Le bateau des passeurs devait emmener Esanoullah Safi, sa femme et leur quatre enfants vers la Grèce, l'Europe. Quatre jours plus tard, il mime avec deux cuillères en plastique le naufrage qui a probablement coûté la vie à tous les siens et met en cause les autorités grecques.
En débarquant jeudi du ferry qui l'a rapatrié de l'île de Leros, dans le sud-est de la mer Egée, vers Athènes, cet Afghan de 38 ans n'a que ses larmes à montrer et les cinq doigts de sa main pour dire sa perte: sa femme, ses deux fils de 18 mois et 11 ans, ses deux filles de 8 et 9 ans.
Tous sont portés disparus dans le naufrage survenu dans la nuit de dimanche à lundi près de l'îlot de Farmakonisi, à quelques kilomètres des côtes turques. Onze personnes au total, trois femmes et huit enfants selon les rescapés, manquent à l'appel.
La peine de la quinzaine de survivants, Afghans en majorité, se mêle d'incompréhension pour les conditions dans lesquelles la catastrophe est arrivée: tous avaient cru leur salut arrivé lorsque la vedette des garde-côtes grecs avait surgi dans la nuit.
"Notre moteur avait calé. Deux garde-côtes sont montés dans notre bateau, ils ont tiré en l'air en nous ordonnant de ne pas bouger. Puis ils ont attaché une corde à l'avant du bateau et la vedette a commencé à nous remorquer", raconte Esanoullah Safi, à l'aide d'un traducteur de l'ONG "Conseil grec pour les réfugiés".
Première surprise: les Grecs prennent la direction des côtes turques, affirme-t-il. "J'en suis sûr, parce qu'on voyait les lumières de la côte d'où on venait".
L'inquiétude grandit parmi les passagers lorsqu'ils constatent que la vedette les tracte à grande vitesse, que de l'eau entre dans l'embarcation des migrants ballottée dans une succession de zig-zag "comme si nous étions des animaux".
"Les deux garde-côtes qui étaient avec nous ont demandé à leurs collègues de ne pas aller si vite. La vedette s'est arrêtée et les deux garde-côtes l'ont rejointe. Le bateau a redémarré encore plus vite".
"Prisonnier"
toujours à l'aide de deux cuillères en plastique, Esanoullah Safi reconstitue la suite: l'arrière de l'embarcation des migrants qui se soulève sous l'effet de la vitesse, les paquets d'eau toujours plus nombreux, les femmes et les enfants réfugiés à l'intérieur de la cabine, des cris, la vedette qui s'arrête et sa remorque qui chavire.
"Les femmes et les enfants sont restés prisonniers dans la cabine", décrit le père de famille qui avait pris la route il y a plus de deux mois depuis la province afghane de Kounar.
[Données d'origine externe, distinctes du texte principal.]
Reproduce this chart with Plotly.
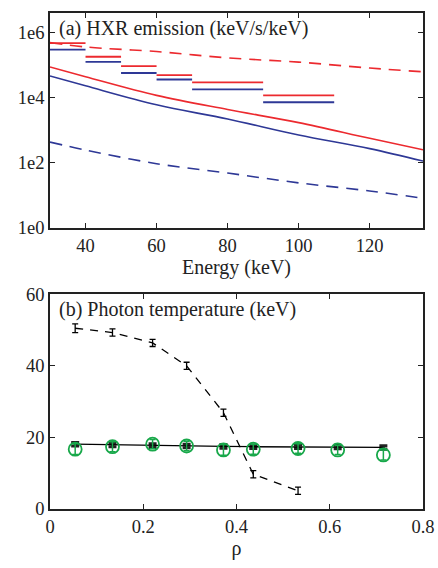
import plotly.graph_objects as go

# ---- panel (a) data ----
energy = [30, 40, 60, 80, 100, 120, 135]
red_dashed = [4.9e5, 3.6e5, 2.6e5, 1.66e5, 1.23e5, 8.1e4, 6.2e4]
red_solid = [8.7e4, 4.4e4, 1.17e4, 4.3e3, 1.7e3, 560, 250]
blue_solid = [4.6e4, 2.3e4, 6.0e3, 2.2e3, 710, 270, 112]
blue_dashed = [430, 245, 93, 48, 24, 13.5, 8.1]

bin_lo = [30, 40, 50, 60, 70, 90]
bin_hi = [40, 50, 60, 70, 90, 110]
red_bins = [4.7e5, 1.8e5, 9.3e4, 4.9e4, 2.95e4, 1.17e4]
blue_bins = [3.0e5, 1.26e5, 5.7e4, 3.6e4, 1.8e4, 7.2e3]

# ---- panel (b) data ----
rho_dash = [0.054, 0.134, 0.220, 0.293, 0.372, 0.436, 0.532]
t_dash = [50.5, 49.3, 46.4, 40.0, 26.9, 9.7, 5.1]
t_dash_err = [1.2, 1.0, 1.0, 1.0, 1.0, 1.0, 1.0]

rho_all = [0.054, 0.134, 0.220, 0.293, 0.372, 0.436, 0.532, 0.617, 0.715]
t_solid = [18.1, 17.9, 17.7, 17.6, 17.5, 17.4, 17.4, 17.3, 17.2]
t_solid_err = [0.5] * 9
t_green = [16.7, 17.4, 18.1, 17.6, 16.5, 16.7, 16.9, 16.5, 15.1]
t_green_err = [1.5, 1.4, 1.3, 1.3, 1.5, 1.4, 1.3, 1.3, 1.4]

RED = "#ec2a2f"
BLUE = "#2e3896"
GREEN = "#18a84a"
FONT = "'Liberation Serif', 'Times New Roman', Times, serif"
TICK_SIZE = 18.5
TITLE_SIZE = 20

fig = go.Figure()

def steps(lo, hi, vals):
    xs, ys = [], []
    for a, b, v in zip(lo, hi, vals):
        xs += [a, b, None]
        ys += [v, v, None]
    return xs, ys

fig.add_trace(go.Scatter(x=energy, y=red_dashed, mode="lines", line=dict(color=RED, width=1.6, dash="12px,8px", shape="spline"), xaxis="x", yaxis="y"))
fig.add_trace(go.Scatter(x=energy, y=red_solid, mode="lines", line=dict(color=RED, width=1.6, shape="spline"), xaxis="x", yaxis="y"))
fig.add_trace(go.Scatter(x=energy, y=blue_solid, mode="lines", line=dict(color=BLUE, width=1.6, shape="spline"), xaxis="x", yaxis="y"))
fig.add_trace(go.Scatter(x=energy, y=blue_dashed, mode="lines", line=dict(color=BLUE, width=1.6, dash="12px,8px", shape="spline"), xaxis="x", yaxis="y"))
xs, ys = steps(bin_lo, bin_hi, red_bins)
fig.add_trace(go.Scatter(x=xs, y=ys, mode="lines", line=dict(color=RED, width=1.8), xaxis="x", yaxis="y"))
xs, ys = steps(bin_lo, bin_hi, blue_bins)
fig.add_trace(go.Scatter(x=xs, y=ys, mode="lines", line=dict(color=BLUE, width=1.8), xaxis="x", yaxis="y"))

fig.add_trace(go.Scatter(x=rho_dash, y=t_dash, mode="lines", line=dict(color="black", width=1.3, dash="8px,7px"),
                         error_y=dict(type="data", array=t_dash_err, color="black", thickness=1.3, width=3),
                         xaxis="x2", yaxis="y2"))
fig.add_trace(go.Scatter(x=rho_all, y=t_solid, mode="lines", line=dict(color="black", width=1.3),
                         error_y=dict(type="data", array=t_solid_err, color="#222", thickness=3, width=4),
                         xaxis="x2", yaxis="y2"))
fig.add_trace(go.Scatter(x=rho_all, y=t_green, mode="markers",
                         marker=dict(symbol="circle-open", size=13, color=GREEN, line=dict(width=1.8, color=GREEN)),
                         error_y=dict(type="data", array=t_green_err, color=GREEN, thickness=1.5, width=3),
                         xaxis="x2", yaxis="y2"))

axis_common = dict(showline=True, linecolor="#222", linewidth=1.6, mirror="ticks", ticks="inside",
                   ticklen=5, tickcolor="#222", tickwidth=1.2, showgrid=False, zeroline=False,
                   ticklabeloverflow="allow",
                   tickfont=dict(family=FONT, size=TICK_SIZE, color="#222"))

fig.update_layout(
    width=438, height=568,
    margin=dict(l=50, r=15, t=3, b=59),
    paper_bgcolor="white", plot_bgcolor="white",
    showlegend=False,
    font=dict(family=FONT, size=TICK_SIZE, color="#222"),
    xaxis=dict(domain=[0, 1], range=[30, 135], tickvals=[40, 60, 80, 100, 120], anchor="y",
               title=dict(text="Energy (keV)", font=dict(family=FONT, size=TITLE_SIZE), standoff=0), **axis_common),
    yaxis=dict(domain=[0.567, 1], type="log", range=[0, 6.6], tickvals=[1, 100, 1e4, 1e6],
               ticktext=["1e0", "1e2", "1e4", "1e6"], anchor="x", **axis_common),
    xaxis2=dict(domain=[0, 1], range=[0, 0.8], tickvals=[0, 0.2, 0.4, 0.6, 0.8], anchor="y2",
                title=dict(text="ρ", font=dict(family=FONT, size=TITLE_SIZE), standoff=5), **axis_common),
    yaxis2=dict(domain=[0, 0.433], range=[0, 60], tickvals=[0, 20, 40, 60], anchor="x2", **axis_common),
    annotations=[
        dict(text="(a) HXR emission (keV/s/keV)", xref="paper", yref="paper", x=0.02, y=1.0,
             xanchor="left", yanchor="top", showarrow=False, font=dict(family=FONT, size=TITLE_SIZE, color="#222"), yshift=-2),
        dict(text="(b) Photon temperature (keV)", xref="paper", yref="paper", x=0.02, y=0.433,
             xanchor="left", yanchor="top", showarrow=False, font=dict(family=FONT, size=TITLE_SIZE, color="#222"), yshift=-2),
    ],
)

fig.write_html("out.html", config={"displayModeBar": False},
               post_script="document.body.style.margin='0';")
Seul, il avait déjà vécu l'expérience de migration clandestine il y a plusieurs années, et vécu notamment en Suède.
Il assure encore que les naufragés tombés à l'eau, agrippés à la vedette des garde-côtes, ont essuyé des coups destinés à leur faire lâcher prise. "Mais ils ont vu que nous ne lâchions pas, puis ils ont vu qu'un bateau turc arrivait et nous ont hissés à bord".
La version des autorités grecques est à l'antithèse de ces accusations: position de l'embarcation à l'appui, elles contestent avoir voulu repousser les clandestins vers la Turquie, en violation des conventions internationales.
Un transbordement sur le bateau des garde-côtes aurait été dangereux compte-tenu de la météo, argumentent-elles encore, affirmant que les migrants ont fait chavirer le bateau lorsque deux d'entre eux sont tombés à l'eau.
Le ministre de la Marine Miltiades Varvitsiotis a souligné jeudi que "lorsque vous avez de la mer (forte, ndlr) et plus de 20 personnes peu familières de cet élement dans un petit bateau de pêche, les choses ne sont pas simples".
Le haut-commissariat de l'ONU aux réfugiés (HCR), le conseil de l'Europe, Amnesty International ont insisté pour que la Grèce "fasse toute la lumière" sur l'accident.